Omit the pictures and print exactly the lines of the listing below, starting at the first and ending at the line containing "df = pd.DataFrame(rows)".

> [Information supplied]:
BEGIN

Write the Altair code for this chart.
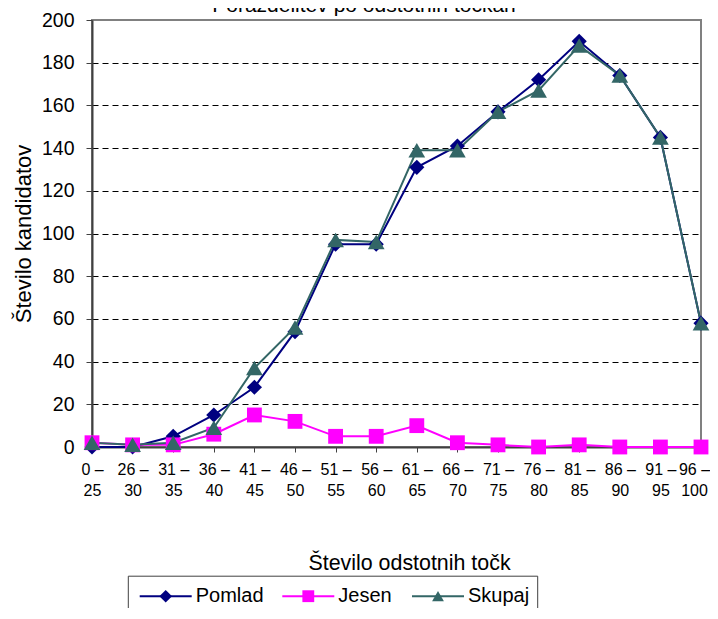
import altair as alt
import pandas as pd

TITLE = "Porazdelitev po odstotnih točkah"
X_TITLE = "Število odstotnih točk"
Y_TITLE = "Število kandidatov"

categories = ["0 – 25", "26 – 30", "31 – 35", "36 – 40", "41 – 45", "46 – 50",
              "51 – 55", "56 – 60", "61 – 65", "66 – 70", "71 – 75", "76 – 80",
              "81 – 85", "86 – 90", "91 – 95", "96 – 100"]
series = ["Pomlad", "Jesen", "Skupaj"]
pomlad = [0, 0, 5, 15, 28, 54, 95, 95, 131, 141, 157, 172, 190, 174, 145, 58]
jesen = [2, 1, 1, 6, 15, 12, 5, 5, 10, 2, 1, 0, 1, 0, 0, 0]
skupaj = [2, 1, 2, 9, 37, 56, 97, 96, 139, 139, 157, 167, 188, 174, 145, 58]
y_ticks = [0, 20, 40, 60, 80, 100, 120, 140, 160, 180, 200]

# styles / layout (not data)
colors = ["#000080", "#FF00FF", "#336666"]
shapes = ["diamond", "square", "triangle-up"]
marker_sizes = [230, 220, 280]
legend_marker_sizes = [160, 140, 140]
LEGEND_CX = [73.7, 216.3, 346.0]   # legend entry centres, relative to plot origin
LEGEND_CY = 576.2
LEGEND_HALF = 26
LEGEND_LABEL_DX = 30
LEGEND_BOX = (36.3, 556.2, 445.7, 600)
FONT = "Liberation Sans"

rows = []
for s, vals in zip(series, [pomlad, jesen, skupaj]):
    for c, v in zip(categories, vals):
        rows.append({"cat": c, "series": s, "value": v})
df = pd.DataFrame(rows)

last_label_test = f"datum.value == '{categories[-1]}'"
x_enc = alt.X(
    "cat:N", sort=categories, scale=alt.Scale(type="point", padding=0),
    axis=alt.Axis(
        title=X_TITLE, labelAngle=0,
        labelExpr="[split(datum.value, ' – ')[0] + ' –', split(datum.value, ' – ')[1]]",
        labelFontSize=16, labelPadding=9, labelBaseline="top", labelLineHeight=21,
        labelOffset={"condition": {"test": last_label_test, "value": -7}, "value": 0},
        tickSize=5, tickColor="#404040", domainColor="#404040", domainWidth=2,
        titleFontSize=21.4, titleFontWeight="normal", titleX=317, titleY=116,
        titleBaseline="middle", titleAlign="center", grid=False,
    ),
)
y_enc = alt.Y(
    "value:Q", scale=alt.Scale(domain=[0, 200], nice=False),
    axis=alt.Axis(
        values=y_ticks, title=Y_TITLE, labelFontSize=19.5, labelPadding=12,
        tickSize=6, tickColor="#404040", domainColor="#404040", domainWidth=2,
        grid=True, gridColor="black", gridDash=[6, 4], gridWidth=1,
        gridOpacity={"condition": {"test": "datum.value == 0 || datum.value == 200", "value": 0}, "value": 1},
        titleFontSize=22, titleFontWeight="normal", titleX=-69, titleY=213.5,
        titleAngle=-90, titleBaseline="middle", titleAlign="center",
    ),
)
color_enc = alt.Color("series:N", scale=alt.Scale(domain=series, range=colors),
                      sort=series, legend=None)

base = alt.Chart(df).encode(x=x_enc, y=y_enc)

lines = base.mark_line(strokeWidth=2).encode(color=color_enc)

point_layers = []
for s, shp, sz in zip(series, shapes, marker_sizes):
    point_layers.append(
        base.mark_point(filled=True, opacity=1, shape=shp, size=sz)
        .encode(color=color_enc)
        .transform_filter(alt.datum.series == s)
    )

# legend (drawn as marks)
one = pd.DataFrame({"k": [0]})
legend_layers = [
    alt.Chart(one).mark_rect(fill="white", stroke="#404040", strokeWidth=1).encode(
        x=alt.value(LEGEND_BOX[0]), x2=alt.value(LEGEND_BOX[2]),
        y=alt.value(LEGEND_BOX[1]), y2=alt.value(LEGEND_BOX[3]),
    )
]
for s, col, shp, sz, cx in zip(series, colors, shapes, legend_marker_sizes, LEGEND_CX):
    lab = pd.DataFrame({"label": [s]})
    legend_layers.append(
        alt.Chart(lab).mark_rule(color=col, strokeWidth=2).encode(
            x=alt.value(cx - LEGEND_HALF), x2=alt.value(cx + LEGEND_HALF), y=alt.value(LEGEND_CY))
    )
    legend_layers.append(
        alt.Chart(lab).mark_point(filled=True, opacity=1, shape=shp, size=sz, color=col).encode(
            x=alt.value(cx), y=alt.value(LEGEND_CY))
    )
    legend_layers.append(
        alt.Chart(lab).mark_text(align="left", baseline="middle", fontSize=20, color="black").encode(
            text="label:N", x=alt.value(cx + LEGEND_LABEL_DX), y=alt.value(LEGEND_CY))
    )

title_layer = alt.Chart(pd.DataFrame({"t": [TITLE]})).mark_text(
    fontSize=21, baseline="alphabetic", align="center", color="black"
).encode(text="t:N", x=alt.value(272), y=alt.value(-8))

chart = alt.layer(lines, *point_layers, *legend_layers, title_layer).properties(
    width=609, height=427,
    autosize=alt.AutoSizeParams(type="none"),
    padding={"left": 84, "top": 12, "right": 9, "bottom": 161},
).configure(font=FONT).configure_view(
    stroke="#808080", strokeWidth=2
).configure_axis(labelColor="black", titleColor="black")

chart.save("out.html", embed_options={"renderer": "svg", "actions": False})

END

> [Response to this task]:
Write the Altair code for this chart.
import altair as alt
import pandas as pd

TITLE = "Porazdelitev po odstotnih točkah"
X_TITLE = "Število odstotnih točk"
Y_TITLE = "Število kandidatov"

categories = ["0 – 25", "26 – 30", "31 – 35", "36 – 40", "41 – 45", "46 – 50",
              "51 – 55", "56 – 60", "61 – 65", "66 – 70", "71 – 75", "76 – 80",
              "81 – 85", "86 – 90", "91 – 95", "96 – 100"]
series = ["Pomlad", "Jesen", "Skupaj"]
pomlad = [0, 0, 5, 15, 28, 54, 95, 95, 131, 141, 157, 172, 190, 174, 145, 58]
jesen = [2, 1, 1, 6, 15, 12, 5, 5, 10, 2, 1, 0, 1, 0, 0, 0]
skupaj = [2, 1, 2, 9, 37, 56, 97, 96, 139, 139, 157, 167, 188, 174, 145, 58]
y_ticks = [0, 20, 40, 60, 80, 100, 120, 140, 160, 180, 200]

# styles / layout (not data)
colors = ["#000080", "#FF00FF", "#336666"]
shapes = ["diamond", "square", "triangle-up"]
marker_sizes = [230, 220, 280]
legend_marker_sizes = [160, 140, 140]
LEGEND_CX = [73.7, 216.3, 346.0]   # legend entry centres, relative to plot origin
LEGEND_CY = 576.2
LEGEND_HALF = 26
LEGEND_LABEL_DX = 30
LEGEND_BOX = (36.3, 556.2, 445.7, 600)
FONT = "Liberation Sans"

rows = []
for s, vals in zip(series, [pomlad, jesen, skupaj]):
    for c, v in zip(categories, vals):
        rows.append({"cat": c, "series": s, "value": v})
df = pd.DataFrame(rows)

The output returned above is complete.